Dataset extract —

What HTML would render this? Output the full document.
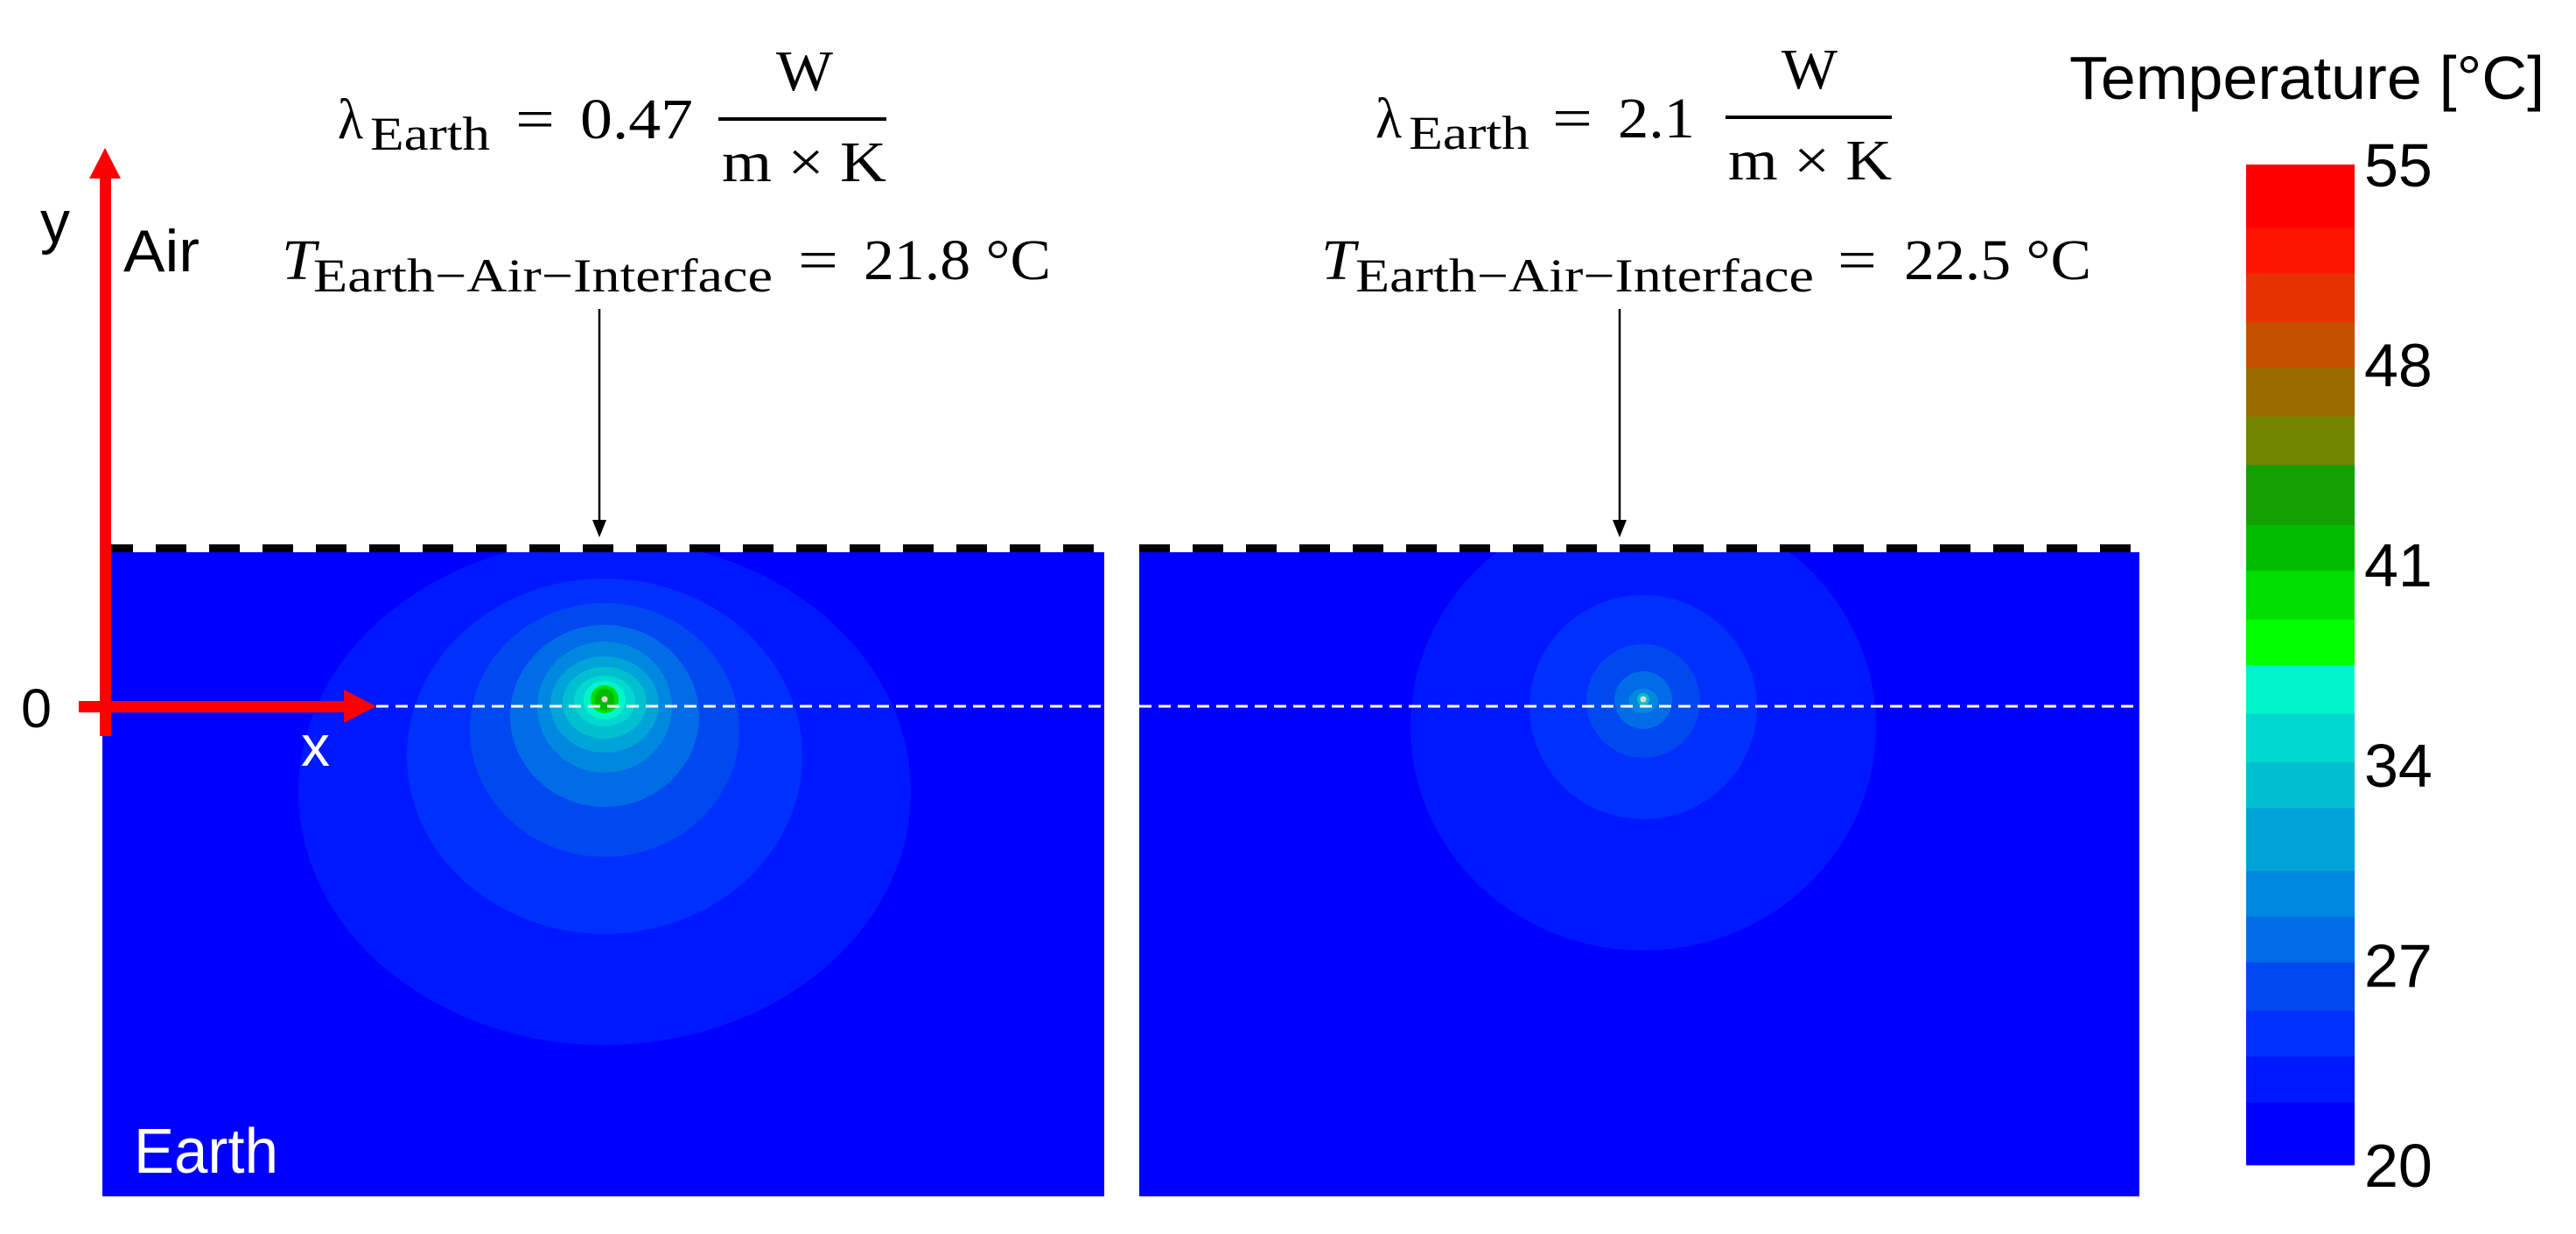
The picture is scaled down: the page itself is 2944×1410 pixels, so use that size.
<!DOCTYPE html>
<html><head><meta charset="utf-8"><style>
html,body{margin:0;padding:0;background:#fff;}
svg{display:block;}
</style></head><body>
<svg id="fig" xmlns="http://www.w3.org/2000/svg" width="2944" height="1410" viewBox="0 0 2944 1410">
<rect width="2944" height="1410" fill="#fff"/>
<g id="panels"></g>
<g id="colorbar"></g>
<g font-family="'Liberation Serif', serif" fill="#000">
  <g>
    <text x="386" y="158" font-size="66" textLength="29" lengthAdjust="spacingAndGlyphs">λ</text>
    <text x="423" y="171" font-size="54" textLength="137" lengthAdjust="spacingAndGlyphs">Earth</text>
    <text x="589" y="158" font-size="66" textLength="45" lengthAdjust="spacingAndGlyphs">=</text>
    <text x="663" y="158" font-size="66" textLength="129" lengthAdjust="spacingAndGlyphs">0.47</text>
    <text x="887" y="103" font-size="66" textLength="65" lengthAdjust="spacingAndGlyphs">W</text>
    <rect x="821" y="134" width="192" height="4"/>
    <text x="825" y="207" font-size="66" textLength="188" lengthAdjust="spacingAndGlyphs">m × K</text>
  </g>
  <g>
    <text x="322" y="319" font-size="66" font-style="italic" textLength="39" lengthAdjust="spacingAndGlyphs">T</text>
    <text x="358" y="333" font-size="54" textLength="525" lengthAdjust="spacingAndGlyphs">Earth−Air−Interface</text>
    <text x="912" y="319" font-size="66" textLength="46" lengthAdjust="spacingAndGlyphs">=</text>
    <text x="987" y="319" font-size="66" textLength="214" lengthAdjust="spacingAndGlyphs">21.8 °C</text>
  </g>
  <g>
    <text x="1572" y="157" font-size="66" textLength="30" lengthAdjust="spacingAndGlyphs">λ</text>
    <text x="1610" y="170" font-size="54" textLength="138" lengthAdjust="spacingAndGlyphs">Earth</text>
    <text x="1774" y="157" font-size="66" textLength="46" lengthAdjust="spacingAndGlyphs">=</text>
    <text x="1849" y="157" font-size="66" textLength="88" lengthAdjust="spacingAndGlyphs">2.1</text>
    <text x="2036" y="101" font-size="66" textLength="64" lengthAdjust="spacingAndGlyphs">W</text>
    <rect x="1972" y="132" width="190" height="4"/>
    <text x="1975" y="205" font-size="66" textLength="187" lengthAdjust="spacingAndGlyphs">m × K</text>
  </g>
  <g>
    <text x="1510" y="319" font-size="66" font-style="italic" textLength="39" lengthAdjust="spacingAndGlyphs">T</text>
    <text x="1549" y="333" font-size="54" textLength="524" lengthAdjust="spacingAndGlyphs">Earth−Air−Interface</text>
    <text x="2100" y="319" font-size="66" textLength="45" lengthAdjust="spacingAndGlyphs">=</text>
    <text x="2176" y="319" font-size="66" textLength="214" lengthAdjust="spacingAndGlyphs">22.5 °C</text>
  </g>
</g>
<g>
  <line x1="685" y1="353" x2="685" y2="596" stroke="#000" stroke-width="2.5"/>
  <polygon points="677,594 693,594 685,614" fill="#000"/>
</g>
<g>
  <line x1="1851" y1="353" x2="1851" y2="596" stroke="#000" stroke-width="2.5"/>
  <polygon points="1843,594 1859,594 1851,614" fill="#000"/>
</g>
<g font-family="'Liberation Sans', Arial, sans-serif">
  <text x="2365" y="113" font-size="70" textLength="543" lengthAdjust="spacingAndGlyphs">Temperature [°C]</text>
  <text x="46" y="277" font-size="68">y</text>
  <text x="141" y="310" font-size="68" textLength="87" lengthAdjust="spacingAndGlyphs">Air</text>
  <text x="24" y="831" font-size="63">0</text>
</g>
<g id="overlay"></g>
</svg>
<script>
// Colorbar data
const bandColors = ['#0000FF','#0018FF','#0030FF','#0048F0','#006CE8','#0088E0','#00A4D8','#00C0D0','#00D8D0','#00F5C8','#00FF00','#00DD00','#00BB00','#13A000','#748500','#9C6B00','#C45000','#E63200','#FF1400','#FF0000'];
const bandEdges = [20,22.2,23.8,25.4,27.1,28.7,30.3,32.5,34.1,35.8,37.5,39.1,40.8,42.4,44.5,46.2,47.9,49.5,51.2,52.8,55];
const tickValues = [20,27,34,41,48,55];
const tickLabels = ['20','27','34','41','48','55'];
// Contour data: band index, semi-axes (x, y) and vertical centre offset
const leftLevels = [1,2,3,4,5,6,7,8,9,11,12];
const leftRx = [350,226,154,108,77,62,48,35,24,16,11];
const leftRy = [289,203,145,104,75,55,41,29,22,16,12];
const leftDy = [106,65,35,19,9,6,4,2,1,0,0];
const rightLevels = [1,2,3,4,5,7];
const rightRx = [266,130,65,33,17,7];
const rightRy = [256,128,65,33,14,7];
const rightDy = [31,9,2,1,2,0];

const NS = 'http://www.w3.org/2000/svg';
function mk(tag, attrs, parent){const e=document.createElementNS(NS,tag);for(const k in attrs)e.setAttribute(k,attrs[k]);parent.appendChild(e);return e;}

const cbX=2567, cbW=124, cbTop=188, cbBot=1331;
function yT(v){return cbBot-(v-20)/(55-20)*(cbBot-cbTop);}
const cb=document.getElementById('colorbar');
bandColors.forEach((c,i)=>{
  const r=mk('rect',{x:cbX,y:yT(bandEdges[i+1]),width:cbW,height:yT(bandEdges[i])-yT(bandEdges[i+1])+0.5,fill:c},cb);
  
  
});
tickValues.forEach((v,i)=>{
  const t=mk('text',{x:2702,y:yT(v)+25,'font-size':70,'font-family':"'Liberation Sans', Arial, sans-serif"},cb);
  t.textContent=tickLabels[i];
  
  
});

const panels=document.getElementById('panels');
function panel(x0,x1,srcX,srcY,lineY,levels,rx,ry,dy,name){
  const g=mk('g',{},panels);
  
  
  const id='clip'+x0;
  const cp=mk('clipPath',{id:id},g);
  mk('rect',{x:x0,y:631,width:x1-x0,height:736},cp);
  const bg=mk('rect',{x:x0,y:631,width:x1-x0,height:736,fill:'#0000FF'},g);
  
  
  const cg=mk('g',{'clip-path':'url(#'+id+')'},g);
  levels.forEach((lv,i)=>{
    const e=mk('ellipse',{cx:srcX,cy:srcY+dy[i],rx:rx[i],ry:ry[i],fill:bandColors[lv]},cg);
    
    
  });
  const s=mk('circle',{cx:srcX,cy:srcY,r:3.5,fill:'#ffd0d0'},g);
  
  
  const d=mk('line',{x1:x0,y1:626.5,x2:x1-6,y2:626.5,stroke:'#000','stroke-width':9,'stroke-dasharray':'35 26'},g);
  
  
  const w=mk('line',{x1:(x0<200?430:x0),y1:lineY,x2:x1,y2:lineY,stroke:'#fff','stroke-width':3,'stroke-dasharray':'14 8'},g);
  
  
}
panel(117,1262,691,799,807,leftLevels,leftRx,leftRy,leftDy,'panel-low-conductivity');
panel(1302,2445,1878,799,807,rightLevels,rightRx,rightRy,rightDy,'panel-high-conductivity');

const ov=document.getElementById('overlay');
const ya=mk('g',{},ov);


mk('rect',{x:114,y:200,width:13,height:641,fill:'#FF0000'},ya);
mk('polygon',{points:'102,204 138,204 120,169',fill:'#FF0000'},ya);
const xa=mk('g',{},ov);


mk('rect',{x:90,y:801,width:306,height:13,fill:'#FF0000'},xa);
mk('polygon',{points:'393,788 393,826 430,807',fill:'#FF0000'},xa);
const xl=mk('text',{x:344,y:875,'font-size':66,fill:'#fff','font-family':"'Liberation Sans', Arial, sans-serif"},ov);
xl.textContent='x';


const el=mk('text',{x:153,y:1340,'font-size':72,fill:'#fff','font-family':"'Liberation Sans', Arial, sans-serif",textLength:165,lengthAdjust:'spacingAndGlyphs'},ov);
el.textContent='Earth';


</script>
</body></html>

To be done —
Filter the listing above for the string "document" and copy every matching line.

Answer to this exercise —
What HTML would render this? Output the full document.
function mk(tag, attrs, parent){const e=document.createElementNS(NS,tag);for(const k in attrs)e.setAttribute(k,attrs[k]);parent.appendChild(e);return e;}
const cb=document.getElementById('colorbar');
const panels=document.getElementById('panels');
const ov=document.getElementById('overlay');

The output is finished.